20 thoughts on “A look at the alternatives under study for the East San Fernando Valley Transit Corridor; community meetings are underway

  1. @Brian I

    I think you’re vastly overestimating the amount that can be raised through corporate sponsorship deals. There’s a gap of approximately $2 billion between the funds provided by Measure R for this project and the cost of the LRT alternatives, and there’s no way that any combination of corporate partnerships would bring in that kind of money. In fact, $2 billion is more than the entire annual revenue of Carl’s Jr or 7-Eleven, to name two of the potential sponsors that you suggested. And in every transit agency around the world, advertising and sponsorships usually account for a fraction of 1% of the agency’s budget.

    The fact is, big infrastructure projects are expensive–way beyond the marketing budget of any corporation. If we want to enjoy the benefits of those projects, we have to be willing to pay for them ourselves, and not indulge in fantasies about a corporate savior who will shower us with billions.

  2. If a LRT line would cost at least $1.7 BILLION, then this would surely end up as a BRT line.

  3. @AD because the people of the san fernando valley were shorsighted in the past decades and limited metro from actually laying rail in the valley. It was a political move indeed, but one that really was the fault of the people, in the way the westside limited subways for so long. These projects take a while to get off the ground and it’s been a tough couple of decades to get the system where it was at. With the resources Metro had, the Orange line was the best they could due with the climate at the time.

    I want the valley to have rail as much as anyone, but the valley needs to show metro they need rail. In the past they not only didn’t but actually actively worked against rail. How is Metro suppose to bring rail up north if they don’t want it?
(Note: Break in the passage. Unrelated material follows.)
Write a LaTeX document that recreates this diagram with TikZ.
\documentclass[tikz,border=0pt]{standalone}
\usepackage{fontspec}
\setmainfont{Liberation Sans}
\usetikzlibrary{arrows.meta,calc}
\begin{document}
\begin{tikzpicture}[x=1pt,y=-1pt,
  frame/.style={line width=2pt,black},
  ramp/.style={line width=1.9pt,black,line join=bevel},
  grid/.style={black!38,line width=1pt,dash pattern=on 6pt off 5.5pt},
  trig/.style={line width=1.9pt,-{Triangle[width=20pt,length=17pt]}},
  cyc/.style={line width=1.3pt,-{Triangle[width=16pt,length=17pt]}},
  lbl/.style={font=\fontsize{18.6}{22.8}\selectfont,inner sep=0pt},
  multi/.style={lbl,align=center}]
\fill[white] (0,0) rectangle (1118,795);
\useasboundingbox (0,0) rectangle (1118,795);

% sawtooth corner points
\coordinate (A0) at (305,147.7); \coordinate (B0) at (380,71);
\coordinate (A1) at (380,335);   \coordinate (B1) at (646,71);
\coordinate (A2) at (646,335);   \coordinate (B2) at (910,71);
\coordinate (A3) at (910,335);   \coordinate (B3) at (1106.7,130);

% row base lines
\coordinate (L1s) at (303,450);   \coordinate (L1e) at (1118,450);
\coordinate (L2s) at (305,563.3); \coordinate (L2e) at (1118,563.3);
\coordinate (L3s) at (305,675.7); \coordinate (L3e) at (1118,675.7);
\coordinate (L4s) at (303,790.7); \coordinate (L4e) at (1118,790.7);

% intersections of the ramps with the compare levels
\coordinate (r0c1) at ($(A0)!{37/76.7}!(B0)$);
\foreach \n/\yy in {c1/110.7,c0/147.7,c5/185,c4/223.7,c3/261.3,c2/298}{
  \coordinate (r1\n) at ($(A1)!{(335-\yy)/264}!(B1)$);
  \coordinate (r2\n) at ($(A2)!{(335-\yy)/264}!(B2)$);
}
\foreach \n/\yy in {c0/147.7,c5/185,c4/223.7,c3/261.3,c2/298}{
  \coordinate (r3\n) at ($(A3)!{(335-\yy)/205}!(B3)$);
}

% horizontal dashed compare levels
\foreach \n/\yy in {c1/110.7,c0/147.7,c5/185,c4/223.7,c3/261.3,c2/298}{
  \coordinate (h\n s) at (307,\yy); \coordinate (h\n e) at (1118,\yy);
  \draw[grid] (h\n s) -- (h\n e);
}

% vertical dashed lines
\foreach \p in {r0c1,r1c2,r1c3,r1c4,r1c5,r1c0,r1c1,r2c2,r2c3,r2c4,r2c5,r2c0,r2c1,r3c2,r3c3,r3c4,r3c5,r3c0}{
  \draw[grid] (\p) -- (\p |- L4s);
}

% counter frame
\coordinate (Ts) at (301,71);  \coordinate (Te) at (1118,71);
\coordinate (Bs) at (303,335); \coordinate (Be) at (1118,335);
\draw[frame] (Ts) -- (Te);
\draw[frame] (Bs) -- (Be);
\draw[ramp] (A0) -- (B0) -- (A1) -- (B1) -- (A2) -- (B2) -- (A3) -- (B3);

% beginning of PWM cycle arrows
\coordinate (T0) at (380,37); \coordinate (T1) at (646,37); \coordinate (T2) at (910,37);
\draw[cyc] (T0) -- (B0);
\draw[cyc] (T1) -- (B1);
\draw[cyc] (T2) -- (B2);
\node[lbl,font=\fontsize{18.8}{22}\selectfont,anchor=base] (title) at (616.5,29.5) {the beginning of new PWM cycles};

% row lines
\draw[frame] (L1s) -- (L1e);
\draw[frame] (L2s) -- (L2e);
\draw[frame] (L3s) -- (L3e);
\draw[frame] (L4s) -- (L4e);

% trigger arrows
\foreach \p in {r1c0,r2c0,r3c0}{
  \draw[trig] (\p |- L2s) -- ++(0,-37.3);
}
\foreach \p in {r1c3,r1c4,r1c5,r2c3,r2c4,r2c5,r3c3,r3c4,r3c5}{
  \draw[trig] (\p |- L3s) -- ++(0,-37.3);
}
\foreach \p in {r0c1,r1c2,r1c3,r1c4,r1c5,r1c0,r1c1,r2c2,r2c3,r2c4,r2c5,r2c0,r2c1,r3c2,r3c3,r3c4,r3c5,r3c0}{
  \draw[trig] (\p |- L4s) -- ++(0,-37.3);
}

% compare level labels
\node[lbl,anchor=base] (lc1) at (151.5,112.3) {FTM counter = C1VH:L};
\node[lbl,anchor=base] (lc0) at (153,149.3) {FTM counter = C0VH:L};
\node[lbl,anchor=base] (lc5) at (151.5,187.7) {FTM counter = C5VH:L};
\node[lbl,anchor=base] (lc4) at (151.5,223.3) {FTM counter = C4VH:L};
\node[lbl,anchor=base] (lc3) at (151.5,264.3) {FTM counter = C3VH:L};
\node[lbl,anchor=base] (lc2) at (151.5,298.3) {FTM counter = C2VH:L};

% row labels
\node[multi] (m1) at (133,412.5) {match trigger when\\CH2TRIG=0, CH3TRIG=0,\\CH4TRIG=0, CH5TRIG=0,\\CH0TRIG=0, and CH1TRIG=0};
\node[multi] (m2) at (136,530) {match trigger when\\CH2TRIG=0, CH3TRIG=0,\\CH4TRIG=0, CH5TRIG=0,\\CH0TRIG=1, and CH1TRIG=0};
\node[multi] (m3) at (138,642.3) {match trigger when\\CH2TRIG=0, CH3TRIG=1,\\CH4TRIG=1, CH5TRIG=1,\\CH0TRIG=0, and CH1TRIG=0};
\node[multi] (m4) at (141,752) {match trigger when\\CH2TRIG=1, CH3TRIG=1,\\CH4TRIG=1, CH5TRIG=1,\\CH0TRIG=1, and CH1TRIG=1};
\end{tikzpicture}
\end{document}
  4. The SFV got burnt once already with the Orange Line. This line needs to be LRT from the beginning and from Sylmar all the way to LAX. Build it in 3 segments as money allows=
    #1 Symar to Ventura Blvd + maint yard
    #2 ventura blvd to expo line + tunnel under the pass
    #3 expo to lax
    -
    The number of connections would be amazing= HSR, Metrolink, Amtrak, Purple, Expo, Orange and maybe even the Green/Crenshaw near LAX and major points like UCLA, LAX, Van Nuys government center and shopping districts.
    -
    Don’t be in a rush to have something build by 2018 and choose wrong route and mode.
    Don’t cheap out and do a bus.
    Even with LRT, I have serious doubts that even frequent 3 car LRT trains will keep up with the ridership. Ideally, the Purple Line after hitting UCLA instead of going to Santa Monica should have turned north and gone up to Van Nuys and allow the transfers off the subway trunk/main.
    As it is, whatever is chosen for Van Nuys route is going to put some many more transfers onto the Orange Line, that already overcrowded line is going to choke even more.
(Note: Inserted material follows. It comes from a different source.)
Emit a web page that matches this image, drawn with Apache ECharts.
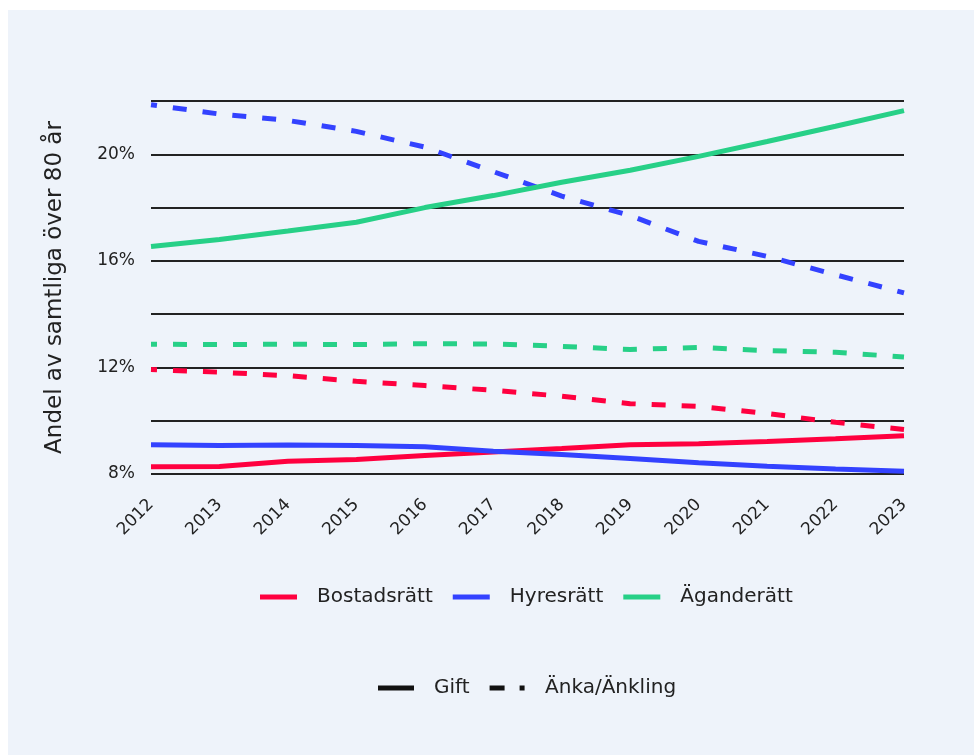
<!DOCTYPE html>
<html>
<head>
<meta charset="utf-8">
<script src="https://cdn.jsdelivr.net/npm/echarts@6/dist/echarts.min.js"></script>
<style>
html,body{margin:0;padding:0;background:#ffffff;}
#chart{width:974px;height:755px;}
</style>
</head>
<body>
<div id="chart"></div>
<script>
const years = ['2012','2013','2014','2015','2016','2017','2018','2019','2020','2021','2022','2023'];
const yTicks = [8, 12, 16, 20];

// Gift (solid)
const bostadsrattGift = [8.27, 8.28, 8.48, 8.54, 8.69, 8.83, 8.96, 9.10, 9.14, 9.22, 9.32, 9.44];
const hyresrattGift   = [9.10, 9.07, 9.09, 9.07, 9.02, 8.85, 8.73, 8.58, 8.42, 8.29, 8.19, 8.10];
const aganderattGift  = [16.54, 16.80, 17.12, 17.45, 18.00, 18.45, 18.95, 19.40, 19.92, 20.48, 21.05, 21.64];
// Änka/Änkling (dashed)
const bostadsrattAnka = [11.92, 11.82, 11.69, 11.48, 11.32, 11.14, 10.92, 10.64, 10.54, 10.27, 9.94, 9.67];
const hyresrattAnka   = [21.86, 21.51, 21.27, 20.86, 20.27, 19.35, 18.43, 17.70, 16.73, 16.17, 15.48, 14.80];
const aganderattAnka  = [12.87, 12.86, 12.87, 12.86, 12.89, 12.88, 12.79, 12.67, 12.75, 12.63, 12.57, 12.39];

const categories = ['Bostadsrätt', 'Hyresrätt', 'Äganderätt'];
const styleNames = ['Gift', 'Änka/Änkling'];
const yAxisTitle = 'Andel av samtliga över 80 år';

const RED = '#ff003f', BLUE = '#3342ff', GREEN = '#27d087';
const FONT = '"DejaVu Sans", sans-serif';
const TXT = '#222222';

function lineSeries(name, data, color, dashed) {
  return {
    name: name, type: 'line', data: data, symbol: 'none', smooth: false,
    color: color,
    lineStyle: dashed
      ? { color: color, width: 5, type: [14, 16], dashOffset: 8, cap: 'butt' }
      : { color: color, width: 5 },
    emphasis: { disabled: true }
  };
}

const legendCommon = {
  padding: 0, itemGap: 20, itemHeight: 5, selectedMode: false,
  itemStyle: { borderWidth: 0 },
  lineStyle: { type: 'solid', width: 0 },
  textStyle: { fontSize: 20, color: TXT, fontFamily: FONT, padding: [0, 0, 0, 15] }
};

const chart = echarts.init(document.getElementById('chart'), null, { renderer: 'canvas' });
chart.setOption({
  animation: false,
  textStyle: { fontFamily: FONT, color: TXT },
  graphic: [{
    type: 'rect', z: -10, silent: true,
    shape: { x: 8, y: 10, width: 966, height: 745 },
    style: { fill: '#eef3fa' }
  }],
  grid: { left: 151, right: 70, top: 101, bottom: 281 },
  xAxis: {
    type: 'category', data: years, boundaryGap: false,
    axisLine: { show: false }, axisTick: { show: false },
    axisLabel: { rotate: 45, fontSize: 17, color: TXT, fontFamily: FONT, margin: 28 }
  },
  yAxis: {
    type: 'value', min: 8, max: 22, interval: 2,
    name: yAxisTitle, nameLocation: 'middle', nameRotate: 90, nameGap: 84,
    nameTextStyle: { fontSize: 23, color: TXT, fontFamily: FONT },
    axisLine: { show: false }, axisTick: { show: false },
    splitLine: { show: true, lineStyle: { color: '#222222', width: 2 } },
    axisLabel: {
      fontSize: 17, color: TXT, fontFamily: FONT, margin: 16,
      formatter: function (v) { return yTicks.indexOf(v) >= 0 ? v + '%' : ''; }
    }
  },
  legend: [Object.assign({}, legendCommon, {
    left: 260, top: 587, itemWidth: 37,
    data: [
      { name: categories[0], icon: 'rect' },
      { name: categories[1], icon: 'rect' },
      { name: categories[2], icon: 'rect' }
    ]
  }), Object.assign({}, legendCommon, {
    left: 378, top: 678, itemWidth: 36,
    data: [
      { name: styleNames[0], icon: 'rect' },
      { name: styleNames[1], icon: 'path://M0,0H15V5H0Z M30,0H35V5H30Z' }
    ]
  })],
  series: [
    lineSeries(categories[0], bostadsrattGift, RED, false),
    lineSeries(categories[0], bostadsrattAnka, RED, true),
    lineSeries(categories[1], hyresrattGift, BLUE, false),
    lineSeries(categories[1], hyresrattAnka, BLUE, true),
    lineSeries(categories[2], aganderattGift, GREEN, false),
    lineSeries(categories[2], aganderattAnka, GREEN, true),
    { name: styleNames[0], type: 'line', data: [], color: '#111111', lineStyle: { color: '#111111' } },
    { name: styleNames[1], type: 'line', data: [], color: '#111111', lineStyle: { color: '#111111' } }
  ]
});
</script>
</body>
</html>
    -Also= is there any law that keeps us from installing railway style gates for the Orange Line?

    If anything, this line needs to be combined with 405 line, both money and engineering, and moved ahead of South Bay/Torrance (seems to have opposition), the East LA line (2 poorly chosen routes and opposition from Montebello and Whittier also maybe ahead of the West Santa Ana Branch project as well (not much interest from Orange County)

  5. If this is done, it NEEDS to be combined with Sepulveda Pass. Metro cannot run a Transit system who’s sole purpose is to get people to DTLA.
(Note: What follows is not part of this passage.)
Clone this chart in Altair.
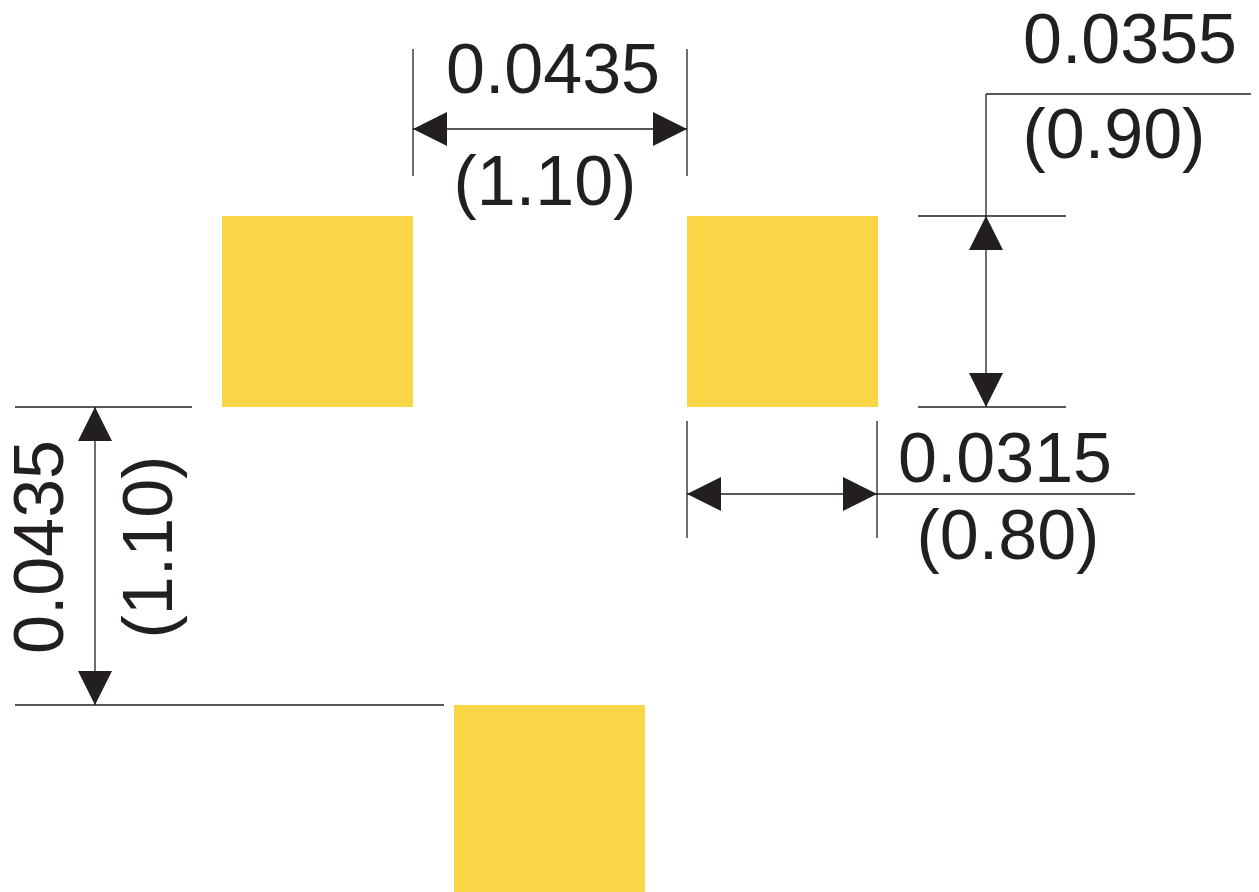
import altair as alt
import pandas as pd

INK = "#231f20"
PAD = "#fad545"
FONT = "Liberation Sans"
FS = 70

# pads: left, right, top, bottom
pad_x = [222, 687, 454]
pad_x2 = [413, 878, 645]
pad_y = [216, 216, 705]
pad_y2 = [407, 407, 892]

# lines: x1, x2, y1, y2
line_x1 = [413, 687, 413, 986, 986, 918, 918, 687, 687, 877, 15, 15, 95]
line_x2 = [413, 687, 687, 986, 1251, 1066, 1066, 1135, 687, 877, 192, 444, 95]
line_y1 = [49, 49, 129, 94, 94, 216, 407, 494, 421, 421, 407, 705, 407]
line_y2 = [176, 176, 129, 407, 94, 216, 407, 494, 538, 538, 407, 705, 705]

# arrow tips
left_x, left_y = [413, 687], [129, 494]
right_x, right_y = [687, 877], [129, 494]
up_x, up_y = [986, 95], [216, 407]
down_x, down_y = [986, 95], [407, 705]

# texts
label_text = ["0.0435", "(1.10)", "0.0355", "(0.90)", "0.0315", "(0.80)"]
label_x = [553, 545, 1130, 1114, 1005, 1008]
label_y = [93, 205, 63, 158, 482, 559]
side_text = ["0.0435", "(1.10)"]
side_x = [63, 172]
side_y = [547, 547]

X = alt.Scale(domain=[8, 1251], range=[0, 1243], nice=False, zero=False)
Y = alt.Scale(domain=[8, 892], range=[0, 884], nice=False, zero=False)


def xq(f):
    return alt.X(f, type="quantitative", scale=X, axis=None)


def yq(f):
    return alt.Y(f, type="quantitative", scale=Y, axis=None)


pads = alt.Chart(pd.DataFrame(dict(x=pad_x, x2=pad_x2, y=pad_y, y2=pad_y2))).mark_rect(color=PAD).encode(
    x=xq("x"), x2="x2", y=yq("y"), y2="y2"
)
lines = alt.Chart(pd.DataFrame(dict(x=line_x1, x2=line_x2, y=line_y1, y2=line_y2))).mark_rule(
    color=INK, strokeWidth=1.3
).encode(x=xq("x"), x2="x2", y=yq("y"), y2="y2")


def arrows(xs, ys, path):
    return alt.Chart(pd.DataFrame(dict(x=xs, y=ys))).mark_point(
        shape=path, filled=True, color=INK, opacity=1, size=1156, strokeWidth=0
    ).encode(x=xq("x"), y=yq("y"))


a_left = arrows(left_x, left_y, "M0,0 L2,-1 L2,1 Z")
a_right = arrows(right_x, right_y, "M0,0 L-2,-1 L-2,1 Z")
a_up = arrows(up_x, up_y, "M0,0 L-1,2 L1,2 Z")
a_down = arrows(down_x, down_y, "M0,0 L-1,-2 L1,-2 Z")

labels = alt.Chart(pd.DataFrame(dict(t=label_text, x=label_x, y=label_y))).mark_text(
    font=FONT, fontSize=FS, color=INK, align="center", baseline="alphabetic"
).encode(x=xq("x"), y=yq("y"), text="t:N")
side = alt.Chart(pd.DataFrame(dict(t=side_text, x=side_x, y=side_y))).mark_text(
    font=FONT, fontSize=FS, color=INK, align="center", baseline="alphabetic", angle=270
).encode(x=xq("x"), y=yq("y"), text="t:N")

chart = alt.layer(pads, lines, a_left, a_right, a_up, a_down, labels, side).properties(
    width=1243, height=884, padding=0, autosize=alt.AutoSizeParams(type="none"),
    background="white"
).configure_view(stroke=None)

chart.save("out.html", embed_options={"renderer": "svg", "actions": False})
    If BRT is done, it has to be done with a COMPLETE separate grade, perhaps trolleybus style to minimize environmental impact. No more running it on the street, and then marketing it as a “subway on wheels.” That pitch failed in Boston (the MBTA Silver Line) and with the Orange line (which I do like, but again, waiting at the stop lights, then the stations, and then at the street is just poor planning)

  6. Building an LRT right through the middle of the oldest part of the SF Valley is too expensive. We’re fortunate the Orange line was built on an old heavy railroad line. The right of way was not an issue. I ride the Orange line all the time, and it’s done a great job so far. It takes you from point A to point B fast. If the MTA can build the Van Nuys Blvd. route with a terminal at Sylmar/Metrolink Station with dedicated bus lanes that can model the successful Orange Line at a fraction of the cost and reach their 2018 completion goal (or sooner)…I’m totally up for it. There’s plenty of other areas where the savings can go to improve our public transit.

  7. “As many of you already know, another project, the Sepulveda Pass Transit Corridor, extends all the way from the San Fernando/Sylmar Metrolink station to Los Angeles International Airport, overlapping with the East San Fernando Valley’s study area.”

    That’s a very important point. If these are in fact to separate projects that overlap then lets just save the money to have proper rail transit for the big project and go with BRT for this other project for now. Otherwise too much money will be spent on a 12 mile trolley that won’t really function as a regional metro line at all and could end up condemning the bigger project to a bus… Unlike the orange bus, which literally REPLACES what would otherwise be a rail line, this line would just be an additional upgraded corridor adjacent to the rail rapid transit line, so BRT is acceptable here. It’s kind of like the wilshire BRT project, it does not replace the purple line extension.

  8. LRT-1 all the way. There’s much more room on a train than a bus (Orange Line is always packed like a sardine and only 2 or 3 bikes per bus). More room for bikes. It’s wide enough so it doesn’t have to share the rode with cars (has it’s dedicated lane). It crosses the 405/118 and 405/101 interchanges and it crosses the 5. Perfect for park and ride areas. Plus this route is mostly retrofitted for this since the red car line used this same route many years ago.

  9. R,

    I would rather have Carl’s Jr. and 7-Eleven chip in $500,000 each to the cost of building a station in exchange for them having exclusive retail space at the station once it’s built. That’s $1 million less in taxes per station we have to worry about. Add it over additional stations, that translates into big taxpayer savings.